>>>>>

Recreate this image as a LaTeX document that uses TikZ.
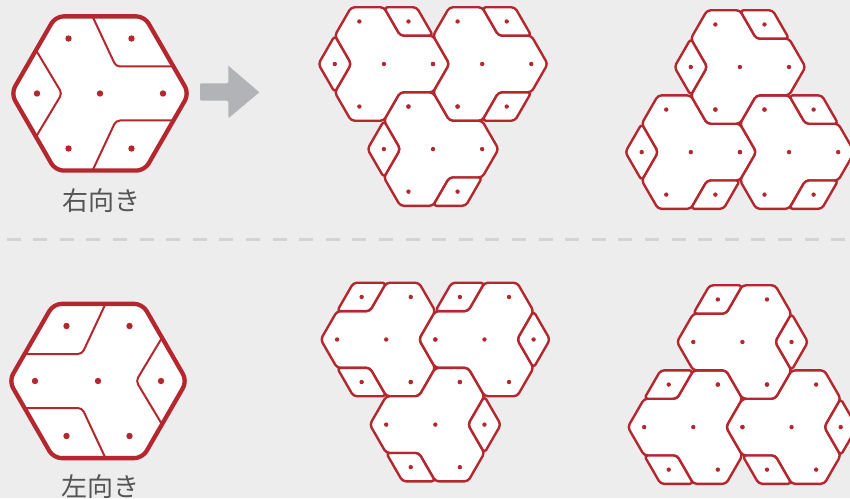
\documentclass[tikz,border=0pt]{standalone}
\usepackage{fontspec}
\newfontfamily\jpfont{Noto Sans CJK JP}
\definecolor{hexred}{HTML}{B5272E}
\definecolor{bggray}{HTML}{EDEDED}
\definecolor{arrowgray}{HTML}{B2B3B6}
\definecolor{dashgray}{HTML}{D3D3D3}
\definecolor{labelgray}{HTML}{555555}
\tikzset{
  piece/.style={fill=white, draw=hexred, line width=2.4pt, rounded corners=3.5pt, line join=round},
  bigline/.style={draw=hexred, line width=2pt, rounded corners=4pt, line join=round},
  label/.style={font=\jpfont\fontsize{26}{26}\selectfont, text=labelgray, anchor=base, inner sep=0pt}
}
% small tile pieces (right-facing, centred at origin)
\newcommand{\tpiece}{\path[piece] (65.5,0) -- (49.125,28.36) -- (16.375,28.36) -- (0,56.72) -- (-32.75,56.72) -- (-49.125,28.36) -- (-32.75,0) -- (-49.125,-28.36) -- (-32.75,-56.72) -- (0,-56.72) -- (16.375,-28.36) -- (49.125,-28.36) -- cycle;}
\newcommand{\trhA}{\path[piece] (32.75,56.72) -- (49.125,28.36) -- (16.375,28.36) -- (0,56.72) -- cycle;}
\newcommand{\trhB}{\path[piece] (-65.5,0) -- (-49.125,28.36) -- (-32.75,0) -- (-49.125,-28.36) -- cycle;}
\newcommand{\trhC}{\path[piece] (32.75,-56.72) -- (49.125,-28.36) -- (16.375,-28.36) -- (0,-56.72) -- cycle;}
\newcommand{\tdots}{\foreach \p in {(0,0),(49.125,0),(-49.125,0),(24.56,42.54),(-24.56,42.54),(24.56,-42.54),(-24.56,-42.54)} \fill[hexred] \p circle (2.2);}
% big icon (right-facing, centred at origin)
\newcommand{\bigicon}{%
  \path[fill=white, rounded corners=8pt] (89,0) -- (44.5,77.1) -- (-44.5,77.1) -- (-89,0) -- (-44.5,-77.1) -- (44.5,-77.1) -- cycle;
  \path[bigline] (-7.5,77.1) -- (16,27) -- (73.4,27);
  \path[bigline] (-7.5,-77.1) -- (16,-27) -- (73.4,-27);
  \path[bigline] (-64,43.3) -- (-38,0) -- (-64,-43.3);
  \draw[hexred, line width=4.3pt, rounded corners=8pt, line join=round] (89,0) -- (44.5,77.1) -- (-44.5,77.1) -- (-89,0) -- (-44.5,-77.1) -- (44.5,-77.1) -- cycle;
  \foreach \p in {(0,0),(63,0),(-63,0),(31.5,55),(-31.5,55),(31.5,-55),(-31.5,-55)} \fill[hexred] \p circle (3.2);
}
\begin{document}
\begin{tikzpicture}[x=1pt,y=1pt]
\fill[bggray] (0,0) rectangle (850,498);
\useasboundingbox (0,0) rectangle (850,498);
\clip (0,0) rectangle (850,498);

% separator
\draw[dashgray, line width=3pt, dash pattern=on 14pt off 12.6pt] (6.5,258) -- (850,258);

% big icons
\begin{scope}[shift={(100,404.5)}] \bigicon \end{scope}
\begin{scope}[shift={(98,117)}, xscale=-1] \bigicon \end{scope}
\node[label] (lab1) at (101,287) {右向き};
\node[label] (lab2) at (100,2) {左向き};

% arrow
\fill[arrowgray, rounded corners=1.2pt] (200,397.3) -- (228.3,397.3) -- (228.3,379.7) [sharp corners] -- (259.3,405.7) -- (228.3,432.3) [rounded corners=1.2pt] -- (228.3,414.7) -- (200,414.7) -- cycle;

% top-middle tiling (right-facing)
\begin{scope}[shift={(383.9,434)}] \tpiece \trhB \trhA \end{scope}
\begin{scope}[shift={(482.15,434)}] \tpiece \trhA \trhC \end{scope}
\begin{scope}[shift={(433.0,348.9)}] \tpiece \trhB \trhC \end{scope}
\begin{scope}[shift={(383.9,434)}] \tdots \end{scope}
\begin{scope}[shift={(482.15,434)}] \tdots \end{scope}
\begin{scope}[shift={(433.0,348.9)}] \tdots \end{scope}

% top-right tiling (right-facing)
\begin{scope}[shift={(690.8,345.9)}] \tpiece \trhB \trhC \end{scope}
\begin{scope}[shift={(789.05,345.9)}] \tpiece \trhA \trhC \end{scope}
\begin{scope}[shift={(739.9,431)}] \tpiece \trhB \trhA \end{scope}
\begin{scope}[shift={(690.8,345.9)}] \tdots \end{scope}
\begin{scope}[shift={(789.05,345.9)}] \tdots \end{scope}
\begin{scope}[shift={(739.9,431)}] \tdots \end{scope}

% bottom-middle tiling (left-facing)
\begin{scope}[shift={(386.2,158.5)}, xscale=-1] \tpiece \trhA \trhC \end{scope}
\begin{scope}[shift={(484.45,158.5)}, xscale=-1] \tpiece \trhB \trhA \end{scope}
\begin{scope}[shift={(435.3,73.4)}, xscale=-1] \tpiece \trhB \trhC \end{scope}
\begin{scope}[shift={(386.2,158.5)}] \tdots \end{scope}
\begin{scope}[shift={(484.45,158.5)}] \tdots \end{scope}
\begin{scope}[shift={(435.3,73.4)}] \tdots \end{scope}

% bottom-right tiling (left-facing)
\begin{scope}[shift={(693.3,70.9)}, xscale=-1] \tpiece \trhA \trhC \end{scope}
\begin{scope}[shift={(791.55,70.9)}, xscale=-1] \tpiece \trhB \trhC \end{scope}
\begin{scope}[shift={(742.4,156.0)}, xscale=-1] \tpiece \trhB \trhA \end{scope}
\begin{scope}[shift={(693.3,70.9)}] \tdots \end{scope}
\begin{scope}[shift={(791.55,70.9)}] \tdots \end{scope}
\begin{scope}[shift={(742.4,156.0)}] \tdots \end{scope}
\end{tikzpicture}
\end{document}
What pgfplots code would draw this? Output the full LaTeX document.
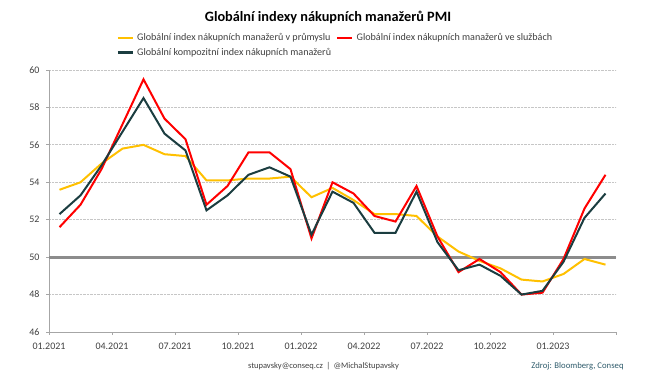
\documentclass[border=0pt]{standalone}
\usepackage{pgfplots}
\pgfplotsset{compat=1.18}
\usepackage{fontspec}
\setmainfont{Carlito}
\definecolor{cYel}{HTML}{FFC000}
\definecolor{cRed}{HTML}{FF0000}
\definecolor{cCom}{HTML}{1B3D40}
\definecolor{cTxt}{HTML}{404040}
\definecolor{cSrc}{HTML}{2E5B6B}
\definecolor{cFifty}{HTML}{8C8C8C}
\begin{document}
\begin{tikzpicture}[x=1pt,y=1pt]
\path[use as bounding box] (0,0) rectangle (650,390);
\node[font=\fontsize{14.3}{16}\selectfont\bfseries] at (328,373) {Globální indexy nákupních manažerů PMI};
\node[font=\fontsize{8.5}{10}\selectfont, text=cTxt] at (323.5,24) {stupavsky@conseq.cz \,|\, @MichalStupavsky};
\node[font=\fontsize{8.7}{10}\selectfont, text=cSrc] at (577.5,24) {Zdroj: Bloomberg, Conseq};
\begin{axis}[
  at={(49pt,58pt)}, anchor=south west,
  scale only axis, width=567pt, height=262pt,
  xmin=0, xmax=27, ymin=46, ymax=60,
  xtick={0,3,...,27},
  xticklabels={01.2021,04.2021,07.2021,10.2021,01.2022,04.2022,07.2022,10.2022,01.2023,},
  ytick={46,48,...,60},
  axis x line*=bottom, axis y line*=left,
  axis line style={-, draw=gray!70, line width=0.8pt},
  tick style={draw=gray!70, line width=0.8pt},
  major tick length=3pt,
  tick align=outside,
  ymajorgrids,
  major grid style={densely dotted, gray!45, line width=0.8pt},
  ticklabel style={font=\fontsize{10}{12}\selectfont, text=cTxt},
  /pgf/number format/assume math mode=true,
  xticklabel style={yshift=-4pt},
  yticklabel style={xshift=-3pt},
  legend columns=2,
  legend cell align=left,
  legend style={at={(0.119,1.155)}, anchor=north west, draw=none, fill=none,
    inner xsep=0pt,
    font=\fontsize{10.1}{12}\selectfont, text=cTxt,
    /tikz/every odd column/.append style={column sep=1pt},
    /tikz/every even column/.append style={column sep=3pt},
    row sep=2pt},
  legend image code/.code={\draw[#1, line width=2.5pt] (0pt,0pt) -- (15pt,0pt);},
  clip=false,
]
\addplot[forget plot, cFifty, line width=3pt] coordinates {(0,50) (27,50)};
\addplot[cYel, line width=2pt] coordinates {
(0.5,53.6) (1.5,54.0) (2.5,55.0) (3.5,55.8) (4.5,56.0) (5.5,55.5) (6.5,55.4) (7.5,54.1) (8.5,54.1)
(9.5,54.2) (10.5,54.2) (11.5,54.3) (12.5,53.2) (13.5,53.7) (14.5,53.05) (15.5,52.3) (16.5,52.3) (17.5,52.2)
(18.5,51.1) (19.5,50.3) (20.5,49.8) (21.5,49.4) (22.5,48.8) (23.5,48.7) (24.5,49.1) (25.5,49.9) (26.5,49.6)};
\addlegendentry{Globální index nákupních manažerů v průmyslu}
\addplot[cRed, line width=2pt] coordinates {
(0.5,51.6) (1.5,52.8) (2.5,54.7) (3.5,57.1) (4.5,59.5) (5.5,57.4) (6.5,56.3) (7.5,52.8) (8.5,53.8)
(9.5,55.6) (10.5,55.6) (11.5,54.7) (12.5,51.0) (13.5,54.0) (14.5,53.4) (15.5,52.2) (16.5,51.9) (17.5,53.8)
(18.5,51.1) (19.5,49.2) (20.5,49.9) (21.5,49.2) (22.5,48.0) (23.5,48.1) (24.5,49.9) (25.5,52.6) (26.5,54.4)};
\addlegendentry{Globální index nákupních manažerů ve službách}
\addplot[cCom, line width=2pt] coordinates {
(0.5,52.3) (1.5,53.3) (2.5,54.9) (3.5,56.7) (4.5,58.5) (5.5,56.6) (6.5,55.7) (7.5,52.5) (8.5,53.3)
(9.5,54.4) (10.5,54.8) (11.5,54.3) (12.5,51.2) (13.5,53.5) (14.5,52.9) (15.5,51.3) (16.5,51.3) (17.5,53.5)
(18.5,50.8) (19.5,49.3) (20.5,49.6) (21.5,49.0) (22.5,48.0) (23.5,48.2) (24.5,49.75) (25.5,52.1) (26.5,53.4)};
\addlegendentry{Globální kompozitní index nákupních manažerů}
\end{axis}
\end{tikzpicture}
\end{document}
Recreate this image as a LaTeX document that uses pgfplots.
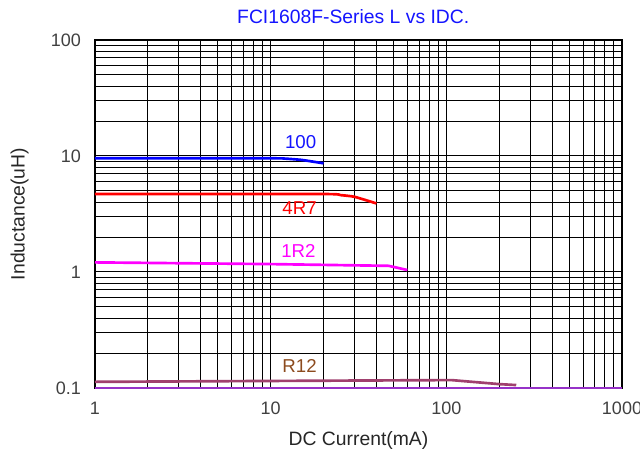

<<<<<

■ **JOB**: Search the records above for "draw". Copy each line where it is found.

■ **WRITTEN RESPONSE**:
  piece/.style={fill=white, draw=hexred, line width=2.4pt, rounded corners=3.5pt, line join=round},
  bigline/.style={draw=hexred, line width=2pt, rounded corners=4pt, line join=round},
  \draw[hexred, line width=4.3pt, rounded corners=8pt, line join=round] (89,0) -- (44.5,77.1) -- (-44.5,77.1) -- (-89,0) -- (-44.5,-77.1) -- (44.5,-77.1) -- cycle;
\draw[dashgray, line width=3pt, dash pattern=on 14pt off 12.6pt] (6.5,258) -- (850,258);
What pgfplots code would draw this? Output the full LaTeX document.
  axis line style={-, draw=gray!70, line width=0.8pt},
  tick style={draw=gray!70, line width=0.8pt},
  legend style={at={(0.119,1.155)}, anchor=north west, draw=none, fill=none,
  legend image code/.code={\draw[#1, line width=2.5pt] (0pt,0pt) -- (15pt,0pt);},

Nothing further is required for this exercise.